The rhymes are predictive. Three claims are worth staking on the pattern, each one testable against the next 60 days. One: the Iranian casualty announcement will settle at a round figure between 4,000 and 5,000, high enough to be credible against HRANA and low enough for the regime to absorb. Two: the Lebanese count will pass 2,500 before any ceasefire on the northern front holds. Three: the Gaza cumulative will move past 73,000 before winter, and no Israeli official will issue another public denial of the Ministry of Health figures. Each prediction is the continuation of a pattern, not a guess.
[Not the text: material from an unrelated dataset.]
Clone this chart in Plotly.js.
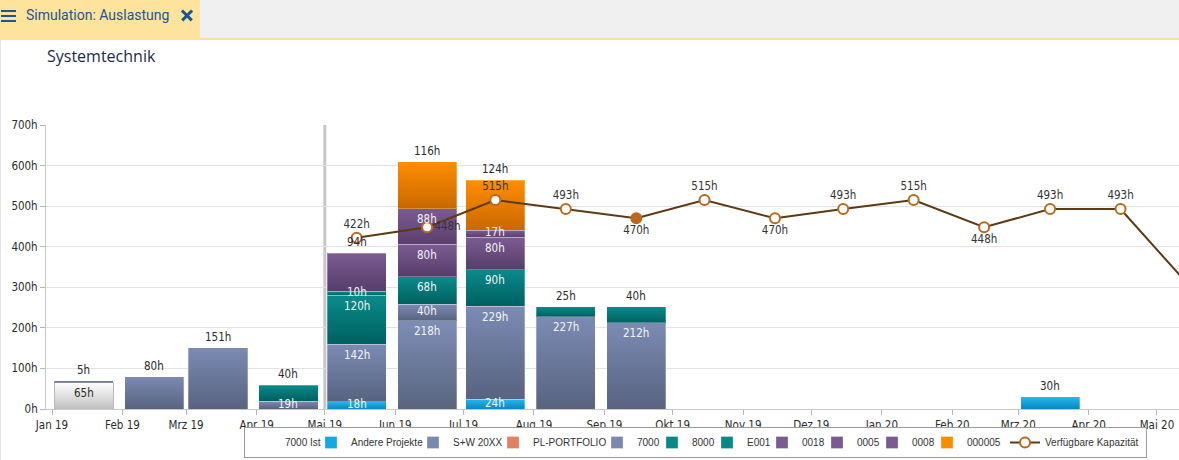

Every Unprecedented War Has a Precedent
The current war is being called unprecedented because the United States struck Iranian soil for the first time since the 1979 embassy takeover. That piece is true. The casualty counts are not. The Iranian dead are tracking the Iran-Iraq floor adjusted downward for tempo. The Lebanese dead are tracking the 2006 shape with accelerated bombardment. The Israeli dead are tracking a 1973 floor adjusted sharply downward for defensive technology. The American dead sit inside the envelope of any modestly contested short-war deployment since Beirut 1983. The Gulf dead rhyme with the tanker war of 1987. None of this excuses any of the deaths. The point of staking the comparison is so the next public official who calls these numbers shocking can be asked which war they were reading when they learned how to be surprised.